■ **SHORT EXERCISE**
Present every line in which the string "this" appears.

■ **SOURCE DATA**
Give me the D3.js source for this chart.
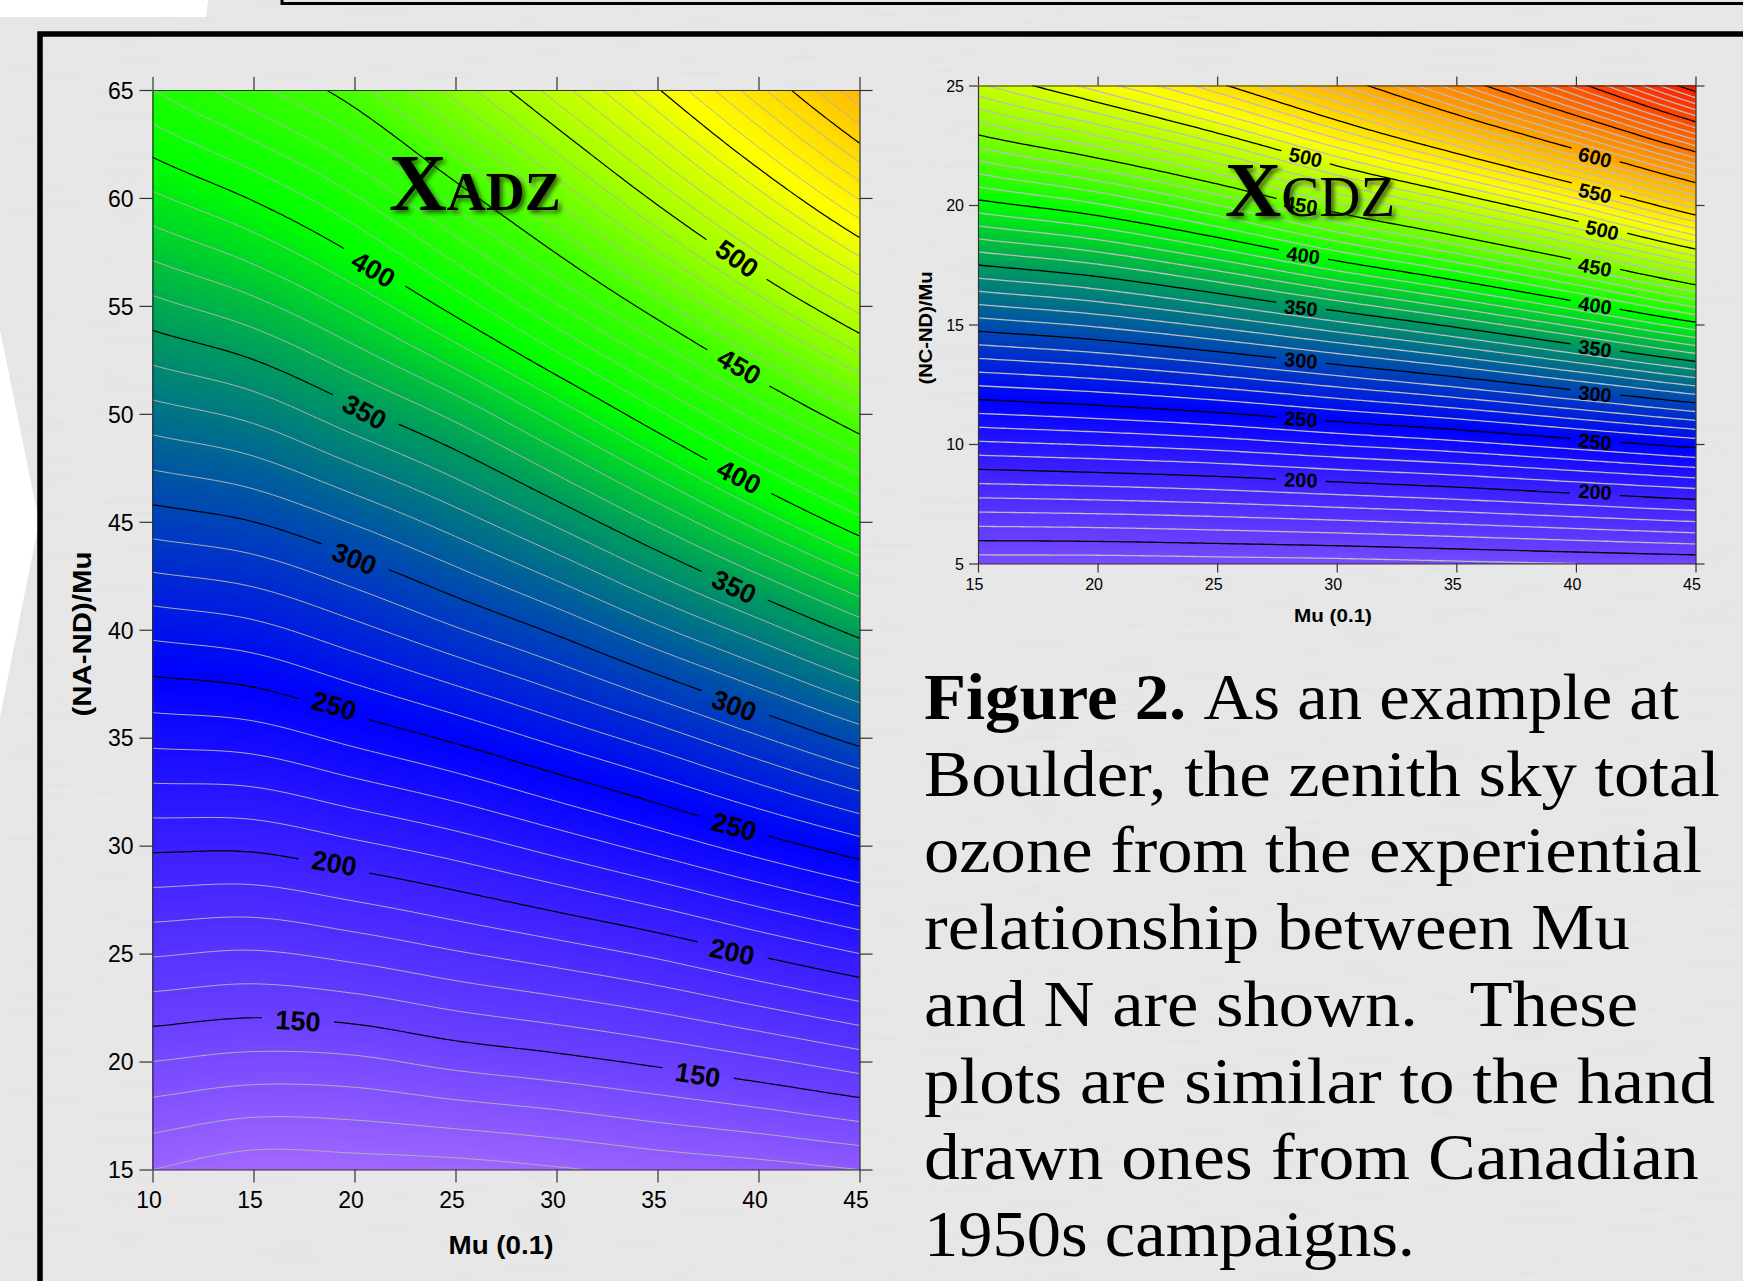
<!DOCTYPE html>
<meta charset="utf-8">
<head>
<title>Xadz and Xcdz ozone contours</title>
<style>
  body { margin: 0; background: #e7e7e7; overflow: hidden; }
  text { font-family: "Liberation Sans", Arial, sans-serif; fill: #000; }
  .serif { font-family: "Liberation Serif", serif; }
</style>
</head>
<body>
<div id="chart"></div>
<script src="https://d3js.org/d3.v7.min.js"></script>
<script>
// left plot, total ozone at each Mu (columns) and N (rows, top row first)
var adzMu = [10, 15, 20, 25, 30, 35, 40, 45];
var adzN = [65, 60, 55, 50, 45, 40, 35, 30, 25, 20, 15];
var adzZ = [
  [420, 437, 456, 484, 515, 549, 587, 628],
  [388, 401, 419, 444, 472, 503, 536, 571],
  [357, 367, 383, 404, 429, 456, 485, 514],
  [326, 333, 347, 363, 384, 408, 434, 460],
  [295, 300, 311, 325, 342, 362, 384, 407],
  [263, 267, 277, 289, 302, 318, 335, 354],
  [233, 235, 243, 252, 263, 275, 289, 304],
  [202, 202, 208, 215, 224, 234, 245, 256],
  [171, 169, 173, 179, 185, 192, 201, 210],
  [140, 137, 138, 143, 147, 152, 158, 165],
  [110, 104, 105, 106, 109, 113, 116, 120]
];
var adzLabelZ = [400, 500, 450, 400, 350, 300, 250, 200, 150, 350, 300, 250, 200, 150];
var adzLabelMu = [20.95, 38.95, 39.05, 39.05, 38.8, 38.8, 38.8, 38.7, 37, 20.5, 20, 19, 19, 17.2];
var adzLabelN = [56.7, 57.2, 52.2, 47.1, 42, 36.5, 30.9, 25.1, 19.4, 50.1, 43.3, 36.5, 29.2, 21.9];
var adzLabelAngle = [30, 35, 30, 27, 25, 20, 15, 12, 9, 28, 22, 16, 10, 3];
var adzColorStops = [110, 150, 200, 250, 300, 350, 400, 450, 500, 555, 630];
var adzColors = ["#9a62ff", "#6a40ff", "#3c20ff", "#0000ff", "#0046b4", "#009a60", "#00ff00",
  "#40ff00", "#a8ff00", "#ffff00", "#ffb800"];

// right plot
var cdzMu = [15, 20, 25, 30, 35, 40, 45];
var cdzN = [25, 20, 15, 10, 5];
var cdzZ = [
  [488, 515, 547, 588, 637, 694, 760],
  [396, 409, 430, 458, 486, 521, 565],
  [305, 312, 323, 337, 353, 373, 397],
  [218, 221, 225, 231, 237, 245, 254],
  [134, 134, 135, 136, 138, 140, 142]
];
var cdzLabelZ = [500, 450, 400, 350, 300, 250, 200, 600, 550, 500, 450, 400, 350, 300, 250, 200];
var cdzLabelMu = [28.7, 28.5, 28.6, 28.5, 28.5, 28.5, 28.5, 40.8, 40.8, 41.1, 40.8, 40.8, 40.8, 40.8, 40.8, 40.8];
var cdzLabelN = [22, 20, 17.9, 15.7, 13.5, 11.05, 8.5, 22, 20.5, 18.95, 17.4, 15.8, 14, 12.1, 10.1, 8];
var cdzLabelAngle = [12, 8, 8, 6, 5, 4, 2, 14, 13, 13, 10, 9, 8, 6, 6, 4];
var cdzColorStops = [130, 150, 200, 250, 300, 350, 400, 450, 520, 600, 650, 700, 770];
var cdzColors = ["#7c50ff", "#6a40ff", "#3c20ff", "#0000ff", "#0046b4", "#009a60", "#00ff00",
  "#7cff00", "#ffff00", "#ffa500", "#ff7800", "#ff4800", "#ff1400"];

var captionLines = ["As an example at", "Boulder, the zenith sky total", "ozone from the experiential",
  "relationship between Mu", "and N are shown.   These", "plots are similar to the hand",
  "drawn ones from Canadian", "1950s campaigns."];

var svg = d3.select("#chart").append("svg")
    .attr("width", 1743)
    .attr("height", 1281);

var defs = svg.append("defs");
var shadow = defs.append("filter").attr("id", "shadow")
    .attr("x", "-10%").attr("y", "-10%").attr("width", "130%").attr("height", "130%");
shadow.append("feDropShadow")
    .attr("dx", 3).attr("dy", 3).attr("stdDeviation", 2)
    .attr("flood-color", "#1c3a00").attr("flood-opacity", 0.75);

// faint horizontal grain like the paper in the slide
var paper = defs.append("filter").attr("id", "paper");
paper.append("feTurbulence").attr("type", "fractalNoise")
    .attr("baseFrequency", "0.012 0.25").attr("numOctaves", 2).attr("seed", 4);
paper.append("feColorMatrix").attr("type", "matrix")
    .attr("values", "0 0 0 0 0  0 0 0 0 0  0 0 0 0 0  0.5 0 0 0 -0.2");
svg.append("rect").attr("width", 1743).attr("height", 1281)
    .attr("filter", "url(#paper)").attr("opacity", 0.05);

// slide background bits
svg.append("path").attr("d", "M0,0H208L206,17H0Z").attr("fill", "#fff");
svg.append("path").attr("d", "M0,330L39,522L0,717Z").attr("fill", "#fff");
svg.append("path").attr("d", "M282,-6V3.5H1750").attr("fill", "none").attr("stroke", "#000").attr("stroke-width", 3);
svg.append("path").attr("d", "M40,1290V34H1750").attr("fill", "none").attr("stroke", "#000").attr("stroke-width", 5.5);

// smooth the table, only so the drawn lines do not kink at grid rows
function catmull(p0, p1, p2, p3, t) {
  return 0.5 * (2 * p1 + (p2 - p0) * t + (2 * p0 - 5 * p1 + 4 * p2 - p3) * t * t + (3 * p1 - p0 - 3 * p2 + p3) * t * t * t);
}
function refine(table, k) {
  var rows = table.length, cols = table[0].length;
  var nx = (cols - 1) * k + 1, ny = (rows - 1) * k + 1;
  var out = new Array(nx * ny);
  function at(r, c) {
    // straight extension past the edge of the table
    var rr = Math.max(0, Math.min(rows - 1, r)), cc = Math.max(0, Math.min(cols - 1, c));
    var v = table[rr][cc];
    if (c < 0) v += table[rr][0] - table[rr][1];
    if (c >= cols) v += table[rr][cols - 1] - table[rr][cols - 2];
    if (r < 0) v += table[0][cc] - table[1][cc];
    if (r >= rows) v += table[rows - 1][cc] - table[rows - 2][cc];
    return v;
  }
  for (var j = 0; j < ny; j++) {
    var r = Math.min(rows - 2, Math.floor(j / k)), tr = j / k - r;
    for (var i = 0; i < nx; i++) {
      var c = Math.min(cols - 2, Math.floor(i / k)), tc = i / k - c;
      var col = [-1, 0, 1, 2].map(function(d) {
        return catmull(at(r + d, c - 1), at(r + d, c), at(r + d, c + 1), at(r + d, c + 2), tc);
      });
      out[j * nx + i] = catmull(col[0], col[1], col[2], col[3], tr);
    }
  }
  return {values: out, nx: nx, ny: ny};
}

function contourPlot(o) {
  var x = d3.scaleLinear().domain(d3.extent(o.mu)).range([o.left, o.right]);
  var y = d3.scaleLinear().domain(d3.extent(o.n)).range([o.bottom, o.top]);
  var color = d3.scaleLinear().domain(o.colorStops).range(o.colors);
  var k = 24;
  var grid = refine(o.z, k);

  // grid sample i sits at contour coordinate i + 0.5
  var gx = d3.scaleLinear().domain([0.5, grid.nx - 0.5]).range([o.left, o.right]);
  var gy = d3.scaleLinear().domain([0.5, grid.ny - 0.5]).range([o.top, o.bottom]);
  var path = d3.geoPath(d3.geoTransform({
    point: function(a, b) { this.stream.point(gx(a), gy(b)); }
  }));
  var contours = function(levels) {
    return d3.contours().size([grid.nx, grid.ny]).thresholds(levels)(grid.values);
  };

  defs.append("clipPath").attr("id", o.id + "-clip").append("rect")
      .attr("x", o.left).attr("y", o.top)
      .attr("width", o.right - o.left).attr("height", o.bottom - o.top);

  var plot = svg.append("g").attr("clip-path", "url(#" + o.id + "-clip)");

  plot.append("rect")
      .attr("x", o.left).attr("y", o.top)
      .attr("width", o.right - o.left).attr("height", o.bottom - o.top)
      .attr("fill", color(d3.min(grid.values)));

  plot.append("g").selectAll("path")
    .data(contours(d3.range(80, 800, 2)))
    .join("path")
      .attr("d", path)
      .attr("fill", function(d) { return color(d.value + 1); });

  plot.append("g").selectAll("path")
    .data(contours(d3.range(60, 800, 10).filter(function(v) { return v % 50 != 0; })))
    .join("path")
      .attr("d", path)
      .attr("fill", "none")
      .attr("stroke", o.grayColor)
      .attr("stroke-width", o.grayWidth);

  // gaps in the black lines where the labels sit
  var mask = defs.append("mask").attr("id", o.id + "-mask").attr("maskUnits", "userSpaceOnUse")
      .attr("x", 0).attr("y", 0).attr("width", 1743).attr("height", 1281);
  mask.append("rect").attr("width", 1743).attr("height", 1281).attr("fill", "#fff");
  mask.selectAll("rect.gap")
    .data(o.labelZ)
    .join("rect")
      .attr("class", "gap")
      .attr("x", -o.gap / 2).attr("y", -o.labelSize)
      .attr("width", o.gap).attr("height", o.labelSize * 2)
      .attr("fill", "#000")
      .attr("transform", function(d, i) {
        return "translate(" + x(o.labelMu[i]) + "," + y(o.labelN[i]) + ") rotate(" + o.labelAngle[i] + ")";
      });

  plot.append("g").attr("mask", "url(#" + o.id + "-mask)").selectAll("path")
    .data(contours(d3.range(50, 800, 50)))
    .join("path")
      .attr("d", path)
      .attr("fill", "none")
      .attr("stroke", "#000")
      .attr("stroke-width", o.blackWidth);

  // title goes under the contour labels
  var title = svg.append("text").attr("class", "serif")
      .attr("x", o.titleX).attr("y", o.titleY)
      .attr("filter", "url(#shadow)")
      .style("font-weight", "bold");
  title.append("tspan").style("font-size", o.titleBig + "px").text("X");
  title.append("tspan").style("font-size", o.titleSmall + "px")
      .style("font-weight", o.titleWeight).text(o.titleRest);

  svg.append("g").selectAll("text")
    .data(o.labelZ)
    .join("text")
      .attr("text-anchor", "middle")
      .attr("dy", "0.36em")
      .attr("transform", function(d, i) {
        return "translate(" + x(o.labelMu[i]) + "," + y(o.labelN[i]) + ") rotate(" + o.labelAngle[i] + ")";
      })
      .style("font-size", o.labelSize + "px")
      .style("font-weight", "bold")
      .text(function(d) { return d; });

  // axes: ticks stick out on all four sides, numbers only left and bottom
  var xTicks = d3.range(d3.min(o.mu), d3.max(o.mu) + 1, 5);
  var yTicks = d3.range(d3.min(o.n), d3.max(o.n) + 1, 5);
  function style(g, size, dx, dy) {
    g.selectAll("path,line").attr("stroke", "#333").attr("stroke-width", 1.2);
    g.selectAll("text").attr("dx", dx).attr("dy", dy).style("font-size", size + "px");
    g.style("font-family", null);
  }
  svg.append("g").attr("transform", "translate(0," + o.bottom + ")")
      .call(d3.axisBottom(x).tickValues(xTicks).tickSize(o.tick).tickPadding(o.padX).tickSizeOuter(0))
      .call(style, o.tickFont, o.xShift, "0.71em");
  svg.append("g").attr("transform", "translate(" + o.left + ",0)")
      .call(d3.axisLeft(y).tickValues(yTicks).tickSize(o.tick).tickPadding(o.padY).tickSizeOuter(0))
      .call(style, o.tickFont, 0, "0.36em");
  svg.append("g").attr("transform", "translate(0," + o.top + ")")
      .call(d3.axisTop(x).tickValues(xTicks).tickSize(o.tick).tickFormat("").tickSizeOuter(0))
      .call(style, o.tickFont, 0, 0);
  svg.append("g").attr("transform", "translate(" + o.right + ",0)")
      .call(d3.axisRight(y).tickValues(yTicks).tickSize(o.tick).tickFormat("").tickSizeOuter(0))
      .call(style, o.tickFont, 0, 0);

  svg.append("text")
      .attr("x", o.xTitleX).attr("y", o.xTitleY)
      .attr("text-anchor", "middle")
      .attr("textLength", o.xTitleLen)
      .attr("lengthAdjust", "spacingAndGlyphs")
      .style("font-size", o.titleFont + "px")
      .style("font-weight", "bold")
      .text("Mu (0.1)");
  svg.append("text")
      .attr("transform", "translate(" + o.yTitleX + "," + o.yTitleY + ") rotate(-90)")
      .attr("text-anchor", "middle")
      .attr("textLength", o.yTitleLen)
      .attr("lengthAdjust", "spacingAndGlyphs")
      .style("font-size", o.titleFont + "px")
      .style("font-weight", "bold")
      .text(o.yTitle);
}

contourPlot({
  id: "adz", mu: adzMu, n: adzN, z: adzZ, colorStops: adzColorStops, colors: adzColors,
  labelZ: adzLabelZ, labelMu: adzLabelMu, labelN: adzLabelN, labelAngle: adzLabelAngle,
  left: 152.5, right: 859.5, top: 90, bottom: 1169.5,
  tick: 13, padX: 9, padY: 6, xShift: -4, tickFont: 23, titleFont: 26,
  labelSize: 27, gap: 72, grayColor: "#b0b0b0", grayWidth: 1, blackWidth: 1.2,
  titleX: 389, titleY: 210, titleBig: 80, titleSmall: 54, titleRest: "ADZ", titleWeight: "bold",
  xTitleX: 501, xTitleY: 1254, xTitleLen: 105, yTitleX: 91, yTitleY: 634, yTitleLen: 165, yTitle: "(NA-ND)/Mu"
});

contourPlot({
  id: "cdz", mu: cdzMu, n: cdzN, z: cdzZ, colorStops: cdzColorStops, colors: cdzColors,
  labelZ: cdzLabelZ, labelMu: cdzLabelMu, labelN: cdzLabelN, labelAngle: cdzLabelAngle,
  left: 978, right: 1695.5, top: 85.5, bottom: 563.5,
  tick: 9, padX: 6, padY: 5, xShift: -4, tickFont: 16, titleFont: 19,
  labelSize: 20, gap: 50, grayColor: "#bcbcbc", grayWidth: 1.3, blackWidth: 1.3,
  titleX: 1225, titleY: 216, titleBig: 78, titleSmall: 57, titleRest: "CDZ", titleWeight: "normal",
  xTitleX: 1333, xTitleY: 622, xTitleLen: 78, yTitleX: 932, yTitleY: 328, yTitleLen: 113, yTitle: "(NC-ND)/Mu"
});

// caption, first line starts with the bold figure number
var captionEnds = [755, 796, 778, 706, 714, 791, 775, 491];
var baseline = d3.scaleLinear().domain([0, 7]).range([719, 1256]);
var caption = svg.append("g").selectAll("text")
  .data(captionLines)
  .join("text")
    .attr("class", "serif")
    .attr("xml:space", "preserve")
    .attr("x", 924)
    .attr("y", function(d, i) { return baseline(i); })
    .attr("textLength", function(d, i) { return captionEnds[i]; })
    .attr("lengthAdjust", "spacingAndGlyphs")
    .style("font-size", "65px")
    .style("white-space", "pre");
caption.each(function(d, i) {
  var t = d3.select(this);
  if (i == 0) t.append("tspan").style("font-weight", "bold").text("Figure 2. ");
  t.append("tspan").text(d);
});
</script>
</body>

■ **PROBLEM SOLUTION**
Give me the D3.js source for this chart.
    point: function(a, b) { this.stream.point(gx(a), gy(b)); }
  var t = d3.select(this);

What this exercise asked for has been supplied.